** Exercise details **
Retype exactly the lines from the first one through the line with "88.9,90.0,91.2,92.3,93.4,94.5,95.7,96.8,97.9,99.0];", including both ends; skip any pictures.

** Dataset extract **
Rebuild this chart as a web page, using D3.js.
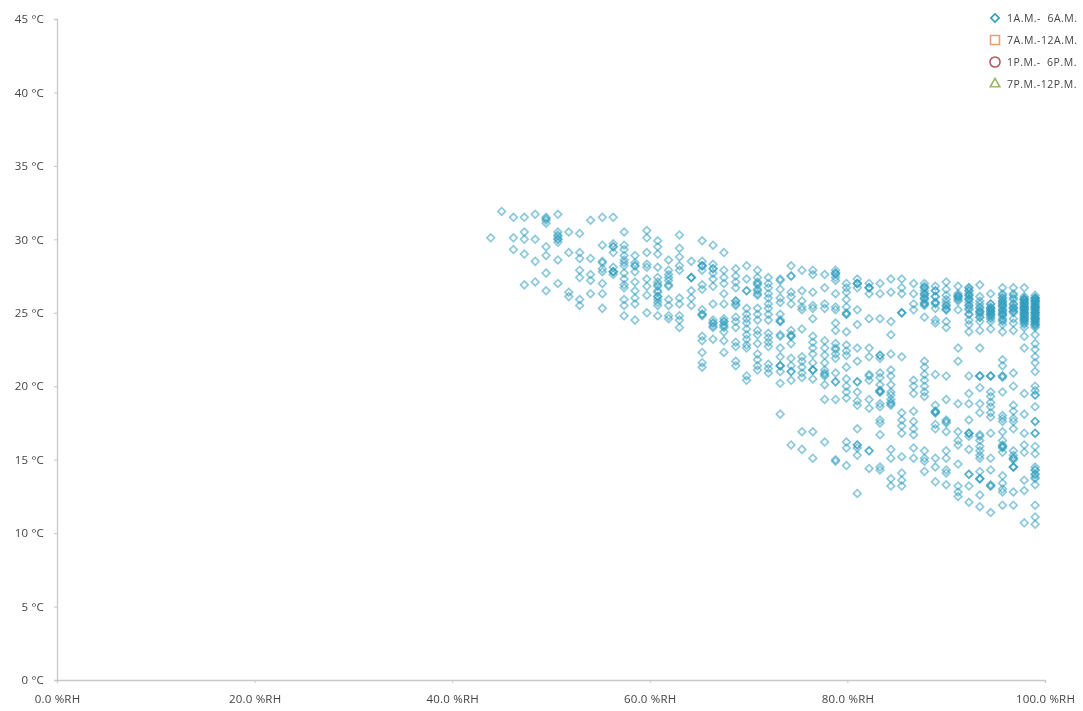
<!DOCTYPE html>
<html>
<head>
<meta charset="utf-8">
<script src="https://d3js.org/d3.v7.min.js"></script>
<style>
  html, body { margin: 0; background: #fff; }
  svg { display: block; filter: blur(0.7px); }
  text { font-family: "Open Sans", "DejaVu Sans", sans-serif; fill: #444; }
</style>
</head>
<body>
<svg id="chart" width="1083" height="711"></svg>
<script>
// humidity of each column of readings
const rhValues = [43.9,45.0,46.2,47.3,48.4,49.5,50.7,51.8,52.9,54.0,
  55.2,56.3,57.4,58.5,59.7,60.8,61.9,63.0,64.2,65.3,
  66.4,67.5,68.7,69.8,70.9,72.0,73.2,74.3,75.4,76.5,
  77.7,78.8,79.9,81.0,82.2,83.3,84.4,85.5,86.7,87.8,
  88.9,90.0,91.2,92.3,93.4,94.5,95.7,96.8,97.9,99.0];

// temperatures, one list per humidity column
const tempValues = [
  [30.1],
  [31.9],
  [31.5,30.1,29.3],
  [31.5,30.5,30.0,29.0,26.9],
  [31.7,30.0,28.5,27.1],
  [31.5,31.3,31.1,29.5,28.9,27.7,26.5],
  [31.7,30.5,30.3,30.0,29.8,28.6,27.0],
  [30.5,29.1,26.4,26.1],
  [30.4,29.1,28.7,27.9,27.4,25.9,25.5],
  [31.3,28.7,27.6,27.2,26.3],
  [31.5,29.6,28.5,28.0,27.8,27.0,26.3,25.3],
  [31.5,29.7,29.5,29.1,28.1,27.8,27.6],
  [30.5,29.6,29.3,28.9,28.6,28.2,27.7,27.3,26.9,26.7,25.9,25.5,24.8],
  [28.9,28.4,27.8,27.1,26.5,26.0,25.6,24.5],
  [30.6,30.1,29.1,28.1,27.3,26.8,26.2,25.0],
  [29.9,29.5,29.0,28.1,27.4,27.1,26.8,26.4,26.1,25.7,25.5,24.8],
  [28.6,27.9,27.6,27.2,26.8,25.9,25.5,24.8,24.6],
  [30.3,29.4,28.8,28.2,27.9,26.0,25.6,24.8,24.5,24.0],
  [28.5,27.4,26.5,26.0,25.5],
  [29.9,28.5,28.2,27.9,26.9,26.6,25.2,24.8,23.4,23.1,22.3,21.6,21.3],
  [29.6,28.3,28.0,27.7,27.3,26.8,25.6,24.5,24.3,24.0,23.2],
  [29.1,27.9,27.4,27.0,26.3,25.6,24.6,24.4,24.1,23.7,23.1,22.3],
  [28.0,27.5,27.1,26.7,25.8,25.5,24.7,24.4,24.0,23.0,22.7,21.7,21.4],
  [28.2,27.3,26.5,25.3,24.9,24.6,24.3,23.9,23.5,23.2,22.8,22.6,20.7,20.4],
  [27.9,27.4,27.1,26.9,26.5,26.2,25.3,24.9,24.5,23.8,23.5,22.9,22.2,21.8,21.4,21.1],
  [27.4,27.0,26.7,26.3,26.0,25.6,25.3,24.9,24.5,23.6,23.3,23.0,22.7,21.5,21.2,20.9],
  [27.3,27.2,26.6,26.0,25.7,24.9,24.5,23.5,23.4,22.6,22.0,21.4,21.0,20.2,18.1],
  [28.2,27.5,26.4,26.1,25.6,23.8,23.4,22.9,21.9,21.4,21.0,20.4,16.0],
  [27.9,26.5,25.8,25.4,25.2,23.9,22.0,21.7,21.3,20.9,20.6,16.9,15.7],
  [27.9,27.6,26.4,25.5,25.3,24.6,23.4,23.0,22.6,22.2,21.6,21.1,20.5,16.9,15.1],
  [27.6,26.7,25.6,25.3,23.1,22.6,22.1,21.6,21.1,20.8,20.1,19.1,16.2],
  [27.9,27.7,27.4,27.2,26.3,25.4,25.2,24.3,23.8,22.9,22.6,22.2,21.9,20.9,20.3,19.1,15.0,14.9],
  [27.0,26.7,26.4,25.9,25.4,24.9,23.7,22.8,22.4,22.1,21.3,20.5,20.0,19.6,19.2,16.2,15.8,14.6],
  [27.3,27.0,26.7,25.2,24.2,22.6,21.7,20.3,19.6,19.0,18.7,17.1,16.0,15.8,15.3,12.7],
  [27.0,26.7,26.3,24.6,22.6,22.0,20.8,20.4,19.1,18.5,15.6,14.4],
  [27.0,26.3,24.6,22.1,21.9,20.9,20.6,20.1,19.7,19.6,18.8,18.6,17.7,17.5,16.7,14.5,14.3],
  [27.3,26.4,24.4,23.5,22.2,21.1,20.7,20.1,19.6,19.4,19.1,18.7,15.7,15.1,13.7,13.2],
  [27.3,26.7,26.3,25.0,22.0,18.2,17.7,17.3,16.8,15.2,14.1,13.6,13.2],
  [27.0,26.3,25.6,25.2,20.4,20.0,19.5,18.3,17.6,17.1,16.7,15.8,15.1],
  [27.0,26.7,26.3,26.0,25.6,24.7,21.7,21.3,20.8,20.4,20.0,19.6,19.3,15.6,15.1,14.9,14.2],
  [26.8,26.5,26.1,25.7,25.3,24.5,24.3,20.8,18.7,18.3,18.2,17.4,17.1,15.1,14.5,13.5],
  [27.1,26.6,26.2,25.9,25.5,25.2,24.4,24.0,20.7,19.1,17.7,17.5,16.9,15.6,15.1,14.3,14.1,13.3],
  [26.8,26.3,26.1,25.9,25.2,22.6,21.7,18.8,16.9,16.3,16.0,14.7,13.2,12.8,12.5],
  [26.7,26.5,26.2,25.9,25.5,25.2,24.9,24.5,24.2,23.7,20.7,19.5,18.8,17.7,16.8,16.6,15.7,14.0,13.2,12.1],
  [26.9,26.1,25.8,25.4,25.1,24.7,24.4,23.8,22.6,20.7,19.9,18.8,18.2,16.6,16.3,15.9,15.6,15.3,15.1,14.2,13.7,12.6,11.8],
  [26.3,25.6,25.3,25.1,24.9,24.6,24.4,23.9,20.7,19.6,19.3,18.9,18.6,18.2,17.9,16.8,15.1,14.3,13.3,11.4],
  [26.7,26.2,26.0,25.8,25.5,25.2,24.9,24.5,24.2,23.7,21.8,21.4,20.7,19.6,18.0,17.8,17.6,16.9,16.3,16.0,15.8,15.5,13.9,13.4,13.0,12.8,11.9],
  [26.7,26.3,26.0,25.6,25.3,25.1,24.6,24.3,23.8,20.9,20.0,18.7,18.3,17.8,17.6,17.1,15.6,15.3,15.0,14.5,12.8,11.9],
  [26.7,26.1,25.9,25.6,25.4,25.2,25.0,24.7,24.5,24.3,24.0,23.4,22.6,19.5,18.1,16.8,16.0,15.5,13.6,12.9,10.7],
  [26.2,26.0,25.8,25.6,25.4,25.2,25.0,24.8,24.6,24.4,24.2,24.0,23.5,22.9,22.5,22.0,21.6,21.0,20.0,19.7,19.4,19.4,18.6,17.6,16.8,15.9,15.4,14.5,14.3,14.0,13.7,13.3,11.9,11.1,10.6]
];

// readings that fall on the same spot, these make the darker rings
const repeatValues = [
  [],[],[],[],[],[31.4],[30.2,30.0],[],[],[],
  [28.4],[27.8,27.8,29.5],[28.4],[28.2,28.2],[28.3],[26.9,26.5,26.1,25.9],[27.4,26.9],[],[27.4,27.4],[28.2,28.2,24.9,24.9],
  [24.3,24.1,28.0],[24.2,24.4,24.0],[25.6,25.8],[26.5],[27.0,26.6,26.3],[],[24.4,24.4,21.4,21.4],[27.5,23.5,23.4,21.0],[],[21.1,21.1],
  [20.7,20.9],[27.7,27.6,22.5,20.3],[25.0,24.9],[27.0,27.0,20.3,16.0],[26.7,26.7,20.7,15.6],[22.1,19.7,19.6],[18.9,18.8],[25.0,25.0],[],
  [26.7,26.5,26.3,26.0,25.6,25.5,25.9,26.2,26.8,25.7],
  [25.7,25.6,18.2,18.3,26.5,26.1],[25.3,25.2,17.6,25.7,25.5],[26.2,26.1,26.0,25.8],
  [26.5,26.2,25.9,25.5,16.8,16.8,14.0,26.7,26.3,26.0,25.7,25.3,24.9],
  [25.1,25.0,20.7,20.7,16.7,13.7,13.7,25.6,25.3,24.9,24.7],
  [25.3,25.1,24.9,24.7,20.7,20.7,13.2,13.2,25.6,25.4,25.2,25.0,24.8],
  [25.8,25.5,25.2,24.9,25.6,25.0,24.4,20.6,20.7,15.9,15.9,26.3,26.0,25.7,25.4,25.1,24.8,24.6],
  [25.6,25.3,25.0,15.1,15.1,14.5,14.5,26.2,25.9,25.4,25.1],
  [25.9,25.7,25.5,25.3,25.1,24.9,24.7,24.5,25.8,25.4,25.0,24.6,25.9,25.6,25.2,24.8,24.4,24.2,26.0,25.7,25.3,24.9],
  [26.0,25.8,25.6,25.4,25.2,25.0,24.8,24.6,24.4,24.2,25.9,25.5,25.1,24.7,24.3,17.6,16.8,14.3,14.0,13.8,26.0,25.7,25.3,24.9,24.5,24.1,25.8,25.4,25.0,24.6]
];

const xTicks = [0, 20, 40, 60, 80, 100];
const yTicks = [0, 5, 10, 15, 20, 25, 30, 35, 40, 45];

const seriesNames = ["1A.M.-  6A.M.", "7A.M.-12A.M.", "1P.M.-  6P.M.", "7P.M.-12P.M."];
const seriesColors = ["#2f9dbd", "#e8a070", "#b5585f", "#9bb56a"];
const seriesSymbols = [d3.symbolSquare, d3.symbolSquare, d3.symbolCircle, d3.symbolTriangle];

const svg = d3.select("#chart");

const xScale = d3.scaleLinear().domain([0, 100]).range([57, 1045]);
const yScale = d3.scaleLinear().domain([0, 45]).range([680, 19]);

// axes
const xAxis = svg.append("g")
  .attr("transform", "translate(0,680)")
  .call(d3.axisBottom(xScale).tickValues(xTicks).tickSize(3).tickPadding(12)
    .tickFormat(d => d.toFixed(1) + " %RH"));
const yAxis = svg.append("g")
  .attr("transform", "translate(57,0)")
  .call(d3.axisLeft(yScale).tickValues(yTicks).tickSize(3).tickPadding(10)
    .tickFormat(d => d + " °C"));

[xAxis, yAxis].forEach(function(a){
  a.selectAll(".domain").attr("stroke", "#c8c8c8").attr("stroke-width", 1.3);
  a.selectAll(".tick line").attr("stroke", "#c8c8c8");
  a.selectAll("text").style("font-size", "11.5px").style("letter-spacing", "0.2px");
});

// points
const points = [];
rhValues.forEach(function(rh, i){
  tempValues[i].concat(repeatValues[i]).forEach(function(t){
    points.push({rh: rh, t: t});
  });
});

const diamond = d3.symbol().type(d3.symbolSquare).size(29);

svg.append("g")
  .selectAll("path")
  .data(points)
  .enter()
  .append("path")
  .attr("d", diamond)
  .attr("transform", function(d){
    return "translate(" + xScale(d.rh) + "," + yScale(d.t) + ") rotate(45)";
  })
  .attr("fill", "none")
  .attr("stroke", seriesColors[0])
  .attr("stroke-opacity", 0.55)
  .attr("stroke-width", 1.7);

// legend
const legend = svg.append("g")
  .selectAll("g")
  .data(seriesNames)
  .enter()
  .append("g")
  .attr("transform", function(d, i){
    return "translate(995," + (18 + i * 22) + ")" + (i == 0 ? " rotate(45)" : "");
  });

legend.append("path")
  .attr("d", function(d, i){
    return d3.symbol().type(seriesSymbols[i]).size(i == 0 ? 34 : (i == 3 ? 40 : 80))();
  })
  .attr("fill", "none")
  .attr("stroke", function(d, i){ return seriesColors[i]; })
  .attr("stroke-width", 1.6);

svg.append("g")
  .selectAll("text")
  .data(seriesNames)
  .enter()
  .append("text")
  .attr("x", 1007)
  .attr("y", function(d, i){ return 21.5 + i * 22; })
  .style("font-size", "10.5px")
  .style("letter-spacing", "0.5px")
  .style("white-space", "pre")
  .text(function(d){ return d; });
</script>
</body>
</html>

** Solution to this exercise **
Rebuild this chart as a web page, using D3.js.
<!DOCTYPE html>
<html>
<head>
<meta charset="utf-8">
<script src="https://d3js.org/d3.v7.min.js"></script>
<style>
  html, body { margin: 0; background: #fff; }
  svg { display: block; filter: blur(0.7px); }
  text { font-family: "Open Sans", "DejaVu Sans", sans-serif; fill: #444; }
</style>
</head>
<body>
<svg id="chart" width="1083" height="711"></svg>
<script>
// humidity of each column of readings
const rhValues = [43.9,45.0,46.2,47.3,48.4,49.5,50.7,51.8,52.9,54.0,
  55.2,56.3,57.4,58.5,59.7,60.8,61.9,63.0,64.2,65.3,
  66.4,67.5,68.7,69.8,70.9,72.0,73.2,74.3,75.4,76.5,
  77.7,78.8,79.9,81.0,82.2,83.3,84.4,85.5,86.7,87.8,
  88.9,90.0,91.2,92.3,93.4,94.5,95.7,96.8,97.9,99.0];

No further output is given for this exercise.